In Germany, the Christian Democratic Union of Germany (CDU), the Christian Social Union in Bavaria (CSU), the Free Democratic Party (FDP) and the Green Party have been negotiating for weeks to form a four-party coalition government, referred to as the Jamaica coalition. They have not yet reached an agreement on many topics. But the greatest challenge among others appears to be the refugee policy. The CSU, which is uneasy in the face of the Alternative for Germany's (AfD) ability to form the third largest parliamentary group through their anti-refugee campaigns and worried over the 2018 Bavarian state elections, agreed to cap the number of refugees arriving in Germany at 200,000 annually and stands strictly against the family reunification of refugees who have temporary residence permits in Germany. For the Greens, this is a subject in which they cannot make concessions for the sake of "political ethics." On Tuesday night this week, they discussed the issue until the morning, but still could not come up with a solution, so the negotiations are still ongoing. They aim to obtain results by the end of this week. We are closely following developments with interest.
The subject of their bargain is human beings. Refugees temporarily residing in Germany cannot return to their homeland for a long while due to the ongoing civil war. This is why they are allowed to stay in Germany. However, allowing family reunification for refugees remains a taboo for a party that has the word "Christian" in its name and emphasizes religious values, not to mention EU values.
It begs the question how a good Christian European citizen who goes to church every Sunday cannot have a guilty conscience with regard to the issue. Separating these people from their families is a disgrace to humanity.
The overall number of people in question is between 60,000 and 300,000. Those siding with family reunification claim that it is 60,000, while those objecting say that it might be 300,000 spouses or children. This is not a number that can pose a problem to Germany if the country really wishes to help. The population in Germany of German origin is 73.3 million, while the remaining 9.5 million consist of foreigners who are not German citizens, which corresponds to 11.4 percent of the overall population. Although this number does not seem so small, it is still far from being a large number given the global migration movements in today's world.
In Germany, a total of 476,649 people applied for asylum in 2015, while the number of applications reached 745,545 in 2016 but declined to 187,226 in 2017 once applications made until the end of October are considered.
Thanks to the refugee agreement signed with Turkey on March 18, 2016, Germany was relieved to a great extent with regard to refugee applications. Turkey has shouldered a great burden not only for Germany but also for all European countries. While the family reunification issue is hampering the formation of a government in Germany, Turkey sets an example to the entirety of Europe on the issue. In Turkey, Syrian refugees live with their families, and not a single party in the Turkish Parliament has so far objected to this. The CSU, which opposes Turkey's EU membership, has a lot to learn from Turkey in terms of guarding EU values.
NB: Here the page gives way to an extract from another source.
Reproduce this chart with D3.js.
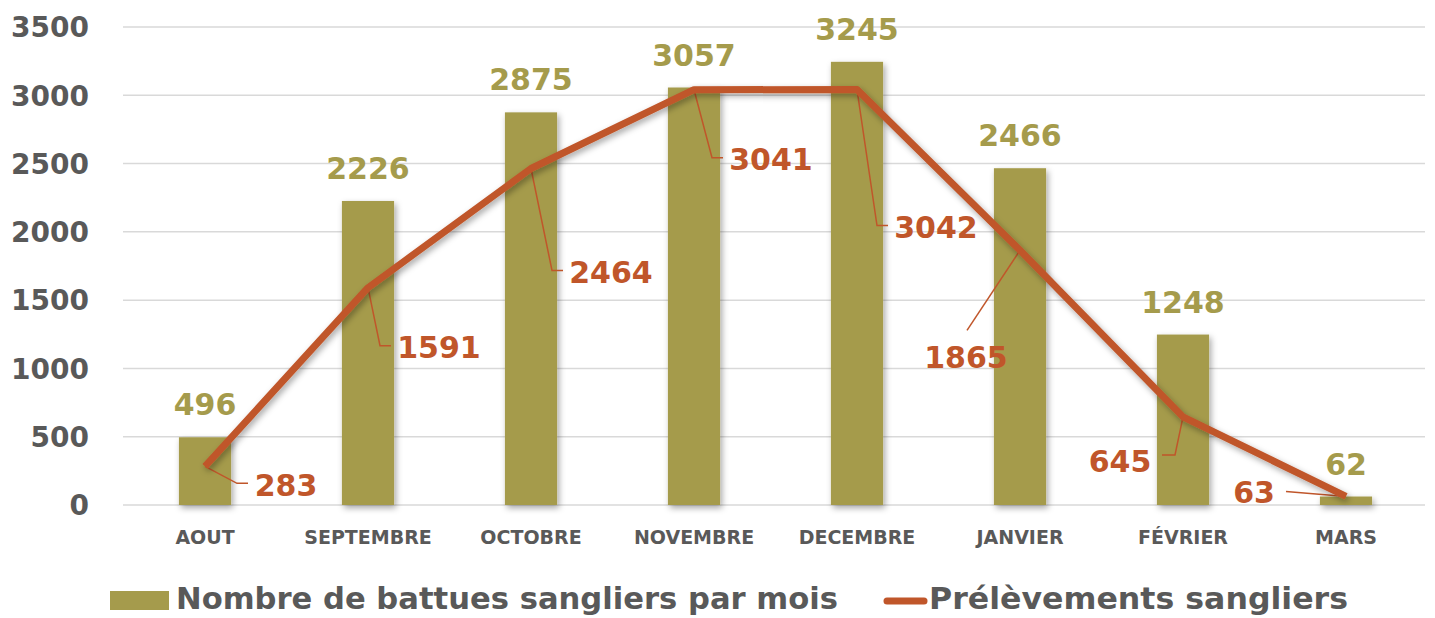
<!DOCTYPE html>
<html><head><meta charset="utf-8">
<script src="https://cdn.jsdelivr.net/npm/d3@7"></script>
<style>body{margin:0;background:#fff}svg{display:block}text{font-family:"DejaVu Sans",sans-serif;font-weight:bold}</style>
</head><body><svg id="c" width="1435" height="618"></svg>
<script>
const categories=["AOUT","SEPTEMBRE","OCTOBRE","NOVEMBRE","DECEMBRE","JANVIER","FÉVRIER","MARS"];
const battues=[496,2226,2875,3057,3245,2466,1248,62];
const prelevements=[283,1591,2464,3041,3042,1865,645,63];
const yTicks=[0,500,1000,1500,2000,2500,3000,3500];
const seriesNames=["Nombre de battues sangliers par mois","Prélèvements sangliers"];
// label offsets (px) for line data labels: [dx, dy] text centre relative to point, leader style
const lineLabelOffsets=[[81,19,"r"],[71,60,"r"],[80,104,"r"],[77,70,"r"],[79,138,"r"],[-54,107,"d"],[-63,45,"l"],[-92,-4,"h"]];

const colBar="#A59B4C", colLine="#C0562A", grey="#595959";
const svg=d3.select("#c");
const defs=svg.append("defs");
const f=defs.append("filter").attr("id","sh").attr("x","-20%").attr("y","-20%").attr("width","140%").attr("height","140%");
f.append("feDropShadow").attr("dx",2).attr("dy",3).attr("stdDeviation",3).attr("flood-color","#000").attr("flood-opacity",0.35);

const x=d3.scaleBand().domain(categories).range([123.5,1427.5]).paddingInner(0.68).paddingOuter(0.34);
const y=d3.scaleLinear().domain([0,3500]).range([505,27]);

// gridlines
svg.append("g").selectAll("line").data(yTicks).join("line")
 .attr("x1",123).attr("x2",1425).attr("y1",d=>y(d)).attr("y2",d=>y(d))
 .attr("stroke","#d9d9d9").attr("stroke-width",1.5);

// y axis
const ya=svg.append("g").attr("transform","translate(89,0)").call(d3.axisLeft(y).tickValues(yTicks).tickFormat(d3.format("d")).tickSize(0).tickPadding(0));
ya.select(".domain").remove();
ya.selectAll("text").attr("font-size",28).attr("fill",grey).attr("font-family","DejaVu Sans").attr("font-weight","bold").attr("dy","0.35em");

// x axis
const xa=svg.append("g").attr("transform","translate(0,537)").call(d3.axisBottom(x).tickSize(0).tickPadding(0));
xa.select(".domain").remove();
xa.selectAll("text").attr("font-size",19).attr("fill",grey).attr("font-family","DejaVu Sans").attr("font-weight","bold").attr("dy","0.35em");

// bars
svg.append("g").attr("filter","url(#sh)").selectAll("rect").data(battues).join("rect")
 .attr("x",(d,i)=>x(categories[i])).attr("width",x.bandwidth())
 .attr("y",d=>y(d)).attr("height",d=>y(0)-y(d)).attr("fill",colBar);

// bar labels
svg.append("g").selectAll("text").data(battues).join("text")
 .attr("x",(d,i)=>x(categories[i])+x.bandwidth()/2).attr("y",d=>y(d)-22)
 .attr("text-anchor","middle").attr("font-size",30).attr("fill",colBar).text(d=>d);

// line
const cx=i=>x(categories[i])+x.bandwidth()/2;
const line=d3.line().x((d,i)=>cx(i)).y(d=>y(d));
// leader lines
const lg=svg.append("g");
prelevements.forEach((v,i)=>{
  const px=cx(i), py=y(v); const [dx,dy,t]=lineLabelOffsets[i];
  const tx=px+dx, ty=py+dy;
  let pts;
  if(t==="r"){ const hx=tx-48+ (String(v).length<4?10:0); pts=[[px,py],[hx-11,ty-2],[hx,ty-2]]; }
  else if(t==="l"){ pts=[[px,py],[px-8,ty-7],[px-21,ty-7]]; }
  else if(t==="d"){ pts=[[px,py],[tx+1,ty-27]]; }
  else { pts=[[px,py],[tx+32,ty-1]]; }
  lg.append("path").attr("d",d3.line()(pts)).attr("fill","none").attr("stroke",colLine).attr("stroke-width",1.5);
});
svg.append("path").datum(prelevements).attr("d",line).attr("fill","none")
 .attr("stroke",colLine).attr("stroke-width",7).attr("stroke-linejoin","round").attr("filter","url(#sh)");

svg.append("g").selectAll("text").data(prelevements).join("text")
 .attr("x",(d,i)=>cx(i)+lineLabelOffsets[i][0]).attr("y",(d,i)=>y(d)+lineLabelOffsets[i][1])
 .attr("dy","0.35em").attr("text-anchor","middle").attr("font-size",30).attr("fill",colLine).text(d=>d);

// legend
const lgd=svg.append("g");
lgd.append("rect").attr("x",110).attr("y",591).attr("width",59).attr("height",19).attr("fill",colBar);
lgd.append("text").attr("x",176).attr("y",609).attr("font-size",30).attr("fill",grey)
 .attr("textLength",662).attr("lengthAdjust","spacingAndGlyphs").text(seriesNames[0]);
lgd.append("line").attr("x1",887).attr("x2",924).attr("y1",601).attr("y2",601).attr("stroke",colLine).attr("stroke-width",7).attr("stroke-linecap","round");
lgd.append("text").attr("x",929).attr("y",609).attr("font-size",30).attr("fill",grey)
 .attr("textLength",419).attr("lengthAdjust","spacingAndGlyphs").text(seriesNames[1]);
</script></body></html>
Today's world constantly creates new refugees. And neither the EU nor European countries are completely innocent in this respect. Looking at arms sales figures is enough to realize this. In such an environment, people naturally leave their countries and strive to reach Europe, where there is no war.
Aside from several countries, such as Germany, Greece, Spain and Italy, the number of refugees arriving in other European countries is so small that they cannot possibly pose any problem. But incompetent European governments and racists who abuse the situation turned this easily manageable issue into a great challenge. Fear and hostility felt towards refugees in Europe caused family reunification, one of the most humane needs, to become a bargaining issue in Germany.
Looking at asylum applications made in 2017 through the end of October, Italy received 59,115 refugee applications, while Austria had 10,510. The numbers are 1,975 for Hungary, 2,525 for Poland, 19,570 for Greece, 1,300 for Romania, 1,870 for Bulgaria and 1,365 for South Cyprus. It gets even more difficult to make sense of Europe's fear of refugees when we compare these figures with the ones in Turkey, Jordan, Lebanon and some African countries.
Not only the EU, but also the entire continent is experiencing a major challenge with regard to refugees. Currently, this challenge is particularly visible in Germany. We will see whether the Greens can take a tough stance for family reunification despite the CSU. Hopefully, they can. Turkey is not as prosperous as Germany, and Turkish citizens do not have the welfare German citizens enjoy. Despite that, the Turks have made every kind of sacrifice to enable the unification of families. For this reason, they cannot understand the bargaining in Europe over human lives and well-being.